* Records shown
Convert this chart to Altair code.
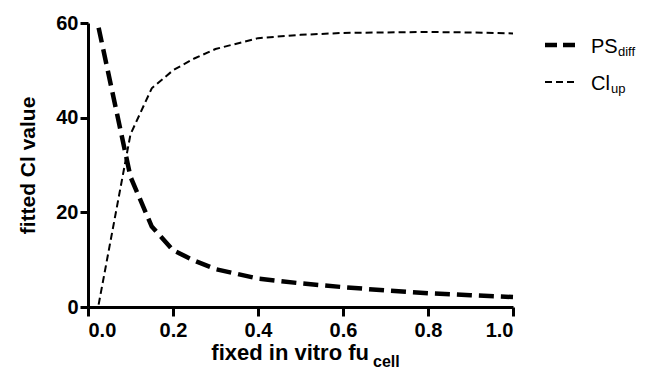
import altair as alt
import pandas as pd

fu = [0.025, 0.1, 0.15, 0.2, 0.25, 0.3, 0.4, 0.5, 0.6, 0.7, 0.8, 0.9, 1.0]
ps_diff = [59, 27.5, 17, 12, 9.8, 8, 6, 5, 4.2, 3.5, 2.9, 2.5, 2.1]
cl_up = [0.5, 36.5, 46.2, 50, 52.5, 54.5, 56.8, 57.5, 57.9, 58, 58.1, 58, 57.8]

series_names = ["PS_diff", "Cl_up"]
legend_main = ["PS", "Cl"]
legend_sub = ["diff", "up"]

rows = []
for x, a, b in zip(fu, ps_diff, cl_up):
    rows.append({"fu": x, "value": a, "series": "PS_diff"})
    rows.append({"fu": x, "value": b, "series": "Cl_up"})
df = pd.DataFrame(rows)

FONT = "Liberation Sans"
W, H = 425, 284

lines = alt.Chart(df).mark_line(strokeCap="butt", color="black").encode(
    x=alt.X("fu:Q", scale=alt.Scale(domain=[0, 1]),
            axis=alt.Axis(values=[0, 0.2, 0.4, 0.6, 0.8, 1.0], format=".1f", title=None,
                          tickSize=9, labelPadding=4)),
    y=alt.Y("value:Q", scale=alt.Scale(domain=[0, 60]),
            axis=alt.Axis(values=[0, 20, 40, 60], title="fitted Cl value", tickSize=8,
                          labelPadding=2, titlePadding=17)),
    detail="series:N",
    strokeDash=alt.StrokeDash("series:N", scale=alt.Scale(domain=series_names, range=[[15, 7], [7, 4]]), legend=None),
    strokeWidth=alt.StrokeWidth("series:N", scale=alt.Scale(domain=series_names, range=[4.5, 2]), legend=None),
)

one = pd.DataFrame({"k": [0]})
layers = [lines]

# x-axis title with subscript
layers.append(alt.Chart(one).mark_text(text="fixed in vitro fu", font=FONT, fontWeight="bold", fontSize=22,
                                       align="right", baseline="alphabetic", color="black")
              .encode(x=alt.value(281), y=alt.value(337)))
layers.append(alt.Chart(one).mark_text(text="cell", font=FONT, fontWeight="bold", fontSize=16,
                                       align="left", baseline="alphabetic", color="black")
              .encode(x=alt.value(285), y=alt.value(344)))

# legend
dashes = [[12, 6], [7, 4]]
widths = [4.5, 2]
row_y = [22, 59]
sub_off = [27, 20]
for i in range(2):
    layers.append(alt.Chart(one).mark_rule(strokeDash=dashes[i], strokeWidth=widths[i], color="black")
                  .encode(x=alt.value(457), x2=alt.value(489), y=alt.value(row_y[i])))
    layers.append(alt.Chart(one).mark_text(text=legend_main[i], font=FONT, fontSize=20, align="left",
                                           baseline="alphabetic", color="black")
                  .encode(x=alt.value(503), y=alt.value(row_y[i] + 8)))
    layers.append(alt.Chart(one).mark_text(text=legend_sub[i], font=FONT, fontSize=13, align="left",
                                           baseline="alphabetic", color="black")
                  .encode(x=alt.value(503 + sub_off[i]), y=alt.value(row_y[i] + 11)))

chart = alt.layer(*layers).properties(
    width=W, height=H,
    autosize=alt.AutoSizeParams(type="none"),
    padding={"left": 80, "top": 15, "right": 130, "bottom": 62},
).configure_view(stroke=None).configure_axis(
    grid=False, domainColor="black", domainWidth=3, tickColor="black", tickWidth=3,
    labelFont=FONT, labelFontWeight="bold", labelFontSize=20, labelColor="black",
    titleFont=FONT, titleFontWeight="bold", titleFontSize=21, titleColor="black",
)

chart.save("out.html", embed_options={"renderer": "svg", "actions": False})
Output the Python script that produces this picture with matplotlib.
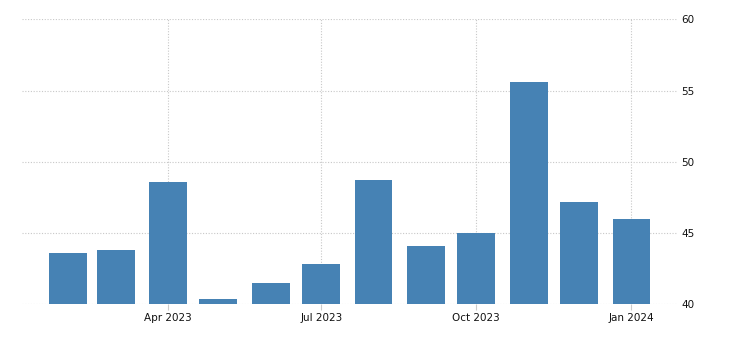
import matplotlib
matplotlib.use("Agg")
import matplotlib.pyplot as plt
import matplotlib.dates as mdates
import numpy as np
import datetime as dt

months = ["2023-02-01", "2023-03-01", "2023-04-01", "2023-05-01", "2023-06-01", "2023-07-01",
          "2023-08-01", "2023-09-01", "2023-10-01", "2023-11-01", "2023-12-01", "2024-01-01"]
values = [43.6, 43.8, 48.6, 40.4, 41.5, 42.8, 48.7, 44.1, 45.0, 55.6, 47.2, 46.0]
xtick_dates = ["2023-04-01", "2023-07-01", "2023-10-01", "2024-01-01"]
xtick_labels = ["Apr 2023", "Jul 2023", "Oct 2023", "Jan 2024"]
yticks = [40, 45, 50, 55, 60]

dates = [dt.datetime.strptime(m, "%Y-%m-%d") for m in months]
tick_d = [dt.datetime.strptime(m, "%Y-%m-%d") for m in xtick_dates]

fig = plt.figure(figsize=(7.3, 3.51), dpi=100)
ax = fig.add_axes([22/730, 1 - 304.3/351, (677-22)/730, (304.3-19.3)/351])

ax.bar(mdates.date2num(dates), [v - 40 for v in values], bottom=40, width=22.5,
       color="#4682B4", zorder=3, align="center")

ax.set_ylim(40, 60)
ax.set_xlim(mdates.date2num(dt.datetime(2023, 1, 4, 12)), mdates.date2num(dt.datetime(2024, 1, 28)))

ax.set_xticks(mdates.date2num(tick_d))
ax.set_xticklabels(xtick_labels)
ax.set_yticks(yticks)
ax.set_yticklabels([str(y) for y in yticks])

ax.yaxis.tick_right()
ax.tick_params(axis="y", length=0, pad=3, labelsize=7.5, labelcolor="#111111")
ax.tick_params(axis="x", length=4, width=0.8, color="#cccccc", pad=2, labelsize=7.5, labelcolor="#111111")

ax.grid(True, axis="both", color="#c8c8c8", linestyle=(0, (1, 1.5)), linewidth=0.8, zorder=0)
for s in ax.spines.values():
    s.set_visible(False)

fig.savefig("out.png", dpi=100)
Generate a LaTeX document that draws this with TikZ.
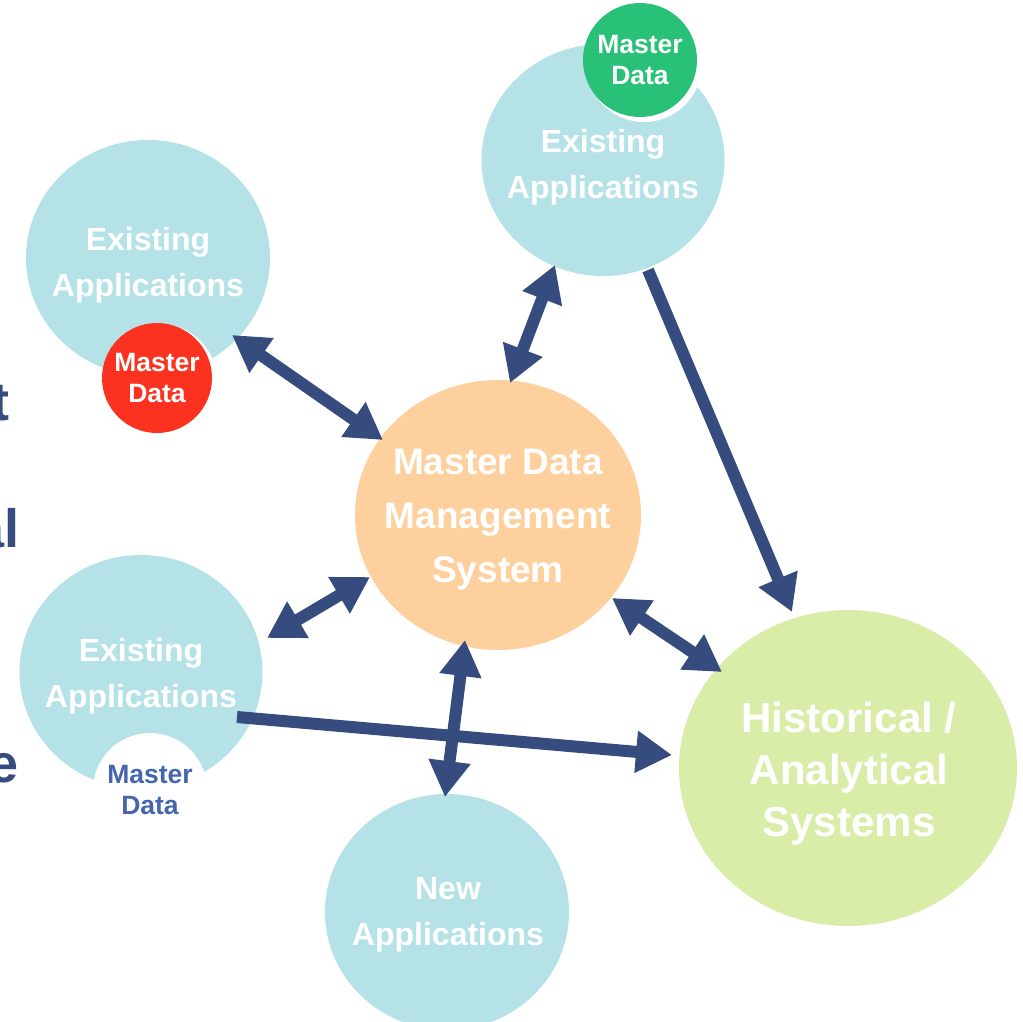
\documentclass[tikz,border=0pt]{standalone}
\usepackage{fontspec}
\setmainfont{Liberation Sans}
\usetikzlibrary{arrows.meta,shapes.geometric}
\definecolor{appblue}{HTML}{B5E2E7}
\definecolor{mdmorange}{HTML}{FDD09E}
\definecolor{histgreen}{HTML}{D9EDA8}
\definecolor{mdred}{HTML}{FC3220}
\definecolor{mdgreen}{HTML}{29C177}
\definecolor{navy}{HTML}{374C7E}
\definecolor{mdtext}{HTML}{4565AE}
\begin{document}
\begin{tikzpicture}[x=1pt,y=-1pt,
  blob/.style={ellipse,inner sep=0pt,draw=none},
  lbl/.style={inner sep=0pt,align=center,text=white,font=\bfseries\fontsize{32}{46}\selectfont},
  md/.style={circle,inner sep=0pt,minimum size=110pt},
  mdlbl/.style={inner sep=0pt,align=center,text=white,font=\bfseries\fontsize{26.5}{31}\selectfont},
  frag/.style={anchor=base east,inner sep=0pt,text=navy,font=\bfseries\fontsize{54}{54}\selectfont},
  link/.style={draw=navy,line width=12pt}
]
\useasboundingbox (0,0) rectangle (1023,1022);
% fragments of slide text on the left edge
\node[frag] (f1) at (9.5,420) {t};
\node[frag] (f2) at (19.5,547) {al};
\node[frag] (f3) at (19,782) {e};
% existing applications
\node[blob,fill=appblue,minimum width=244pt,minimum height=236pt] (app1) at (148,258) {};
\node[blob,fill=appblue,minimum width=243pt,minimum height=232pt] (app2) at (603,160) {};
\node[blob,fill=appblue,minimum width=243pt,minimum height=234pt] (app3) at (141,672) {};
\node[blob,fill=appblue,minimum width=244pt,minimum height=236pt] (app4) at (447,912) {};
\node[lbl] (app1t) at (148,265) {Existing\\Applications};
\node[lbl] (app2t) at (603,167) {Existing\\Applications};
\node[lbl] (app3t) at (141,676) {Existing\\Applications};
\node[lbl] (app4t) at (448,915) {New\\Applications};
% master data badges
\node[md,fill=white,minimum size=114pt] (ring1) at (160,381) {};
\node[md,fill=mdred] (md1) at (157,378) {};
\node[mdlbl] (md1t) at (157,378) {Master\\Data};
\node[md,fill=white,minimum size=116pt] (ring2) at (644,64) {};
\node[md,fill=mdgreen,minimum size=114pt] (md2) at (640,60) {};
\node[mdlbl] (md2t) at (640,60) {Master\\Data};
\node[md,fill=white,minimum size=114pt] (md3) at (150,790) {};
\node[mdlbl,text=mdtext] (md3t) at (150,790) {Master\\Data};
% central and analytical systems
\node[blob,fill=mdmorange,minimum width=286pt,minimum height=270pt] (mdm) at (498,515) {};
\node[lbl,font=\bfseries\fontsize{37}{54}\selectfont] (mdmt) at (498,520) {Master Data\\Management\\System};
\node[blob,fill=histgreen,minimum width=338pt,minimum height=316pt] (hist) at (848,768) {};
\node[lbl,font=\bfseries\fontsize{42}{52}\selectfont] (histt) at (849,774) {Historical /\\Analytical\\Systems};
% connector end points
\coordinate (a1) at (232,335); \coordinate (b1) at (383,440);
\coordinate (a2) at (555,265); \coordinate (b2) at (510,383);
\coordinate (a3) at (648,270); \coordinate (b3) at (792,612);
\coordinate (a4) at (612,598); \coordinate (b4) at (722,672);
\coordinate (a5) at (267,638); \coordinate (b5) at (370,577);
\coordinate (a6) at (465,640); \coordinate (b6) at (445,797);
\coordinate (a7) at (237,717); \coordinate (b7) at (672,755);
% connectors
\draw[link,{Triangle[width=40pt,length=36pt]}-{Triangle[width=40pt,length=36pt]}] (a1) -- (b1);
\draw[link,{Triangle[width=40pt,length=36pt]}-{Triangle[width=40pt,length=36pt]}] (a2) -- (b2);
\draw[link,-{Triangle[width=40pt,length=36pt]}] (a3) -- (b3);
\draw[link,{Triangle[width=40pt,length=36pt]}-{Triangle[width=40pt,length=36pt]}] (a4) -- (b4);
\draw[link,{Triangle[width=40pt,length=36pt]}-{Triangle[width=40pt,length=36pt]}] (a5) -- (b5);
\draw[link,{Triangle[width=40pt,length=36pt]}-{Triangle[width=40pt,length=36pt]}] (a6) -- (b6);
\draw[link,-{Triangle[width=40pt,length=36pt]}] (a7) -- (b7);
\end{tikzpicture}
\end{document}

* What is being asked
Repeat, exactly and in full, each line from the start of the data to the line that contains "58.1, 58, 57.8]". Pictures do not go in.

* Result
Convert this chart to Altair code.
import altair as alt
import pandas as pd

fu = [0.025, 0.1, 0.15, 0.2, 0.25, 0.3, 0.4, 0.5, 0.6, 0.7, 0.8, 0.9, 1.0]
ps_diff = [59, 27.5, 17, 12, 9.8, 8, 6, 5, 4.2, 3.5, 2.9, 2.5, 2.1]
cl_up = [0.5, 36.5, 46.2, 50, 52.5, 54.5, 56.8, 57.5, 57.9, 58, 58.1, 58, 57.8]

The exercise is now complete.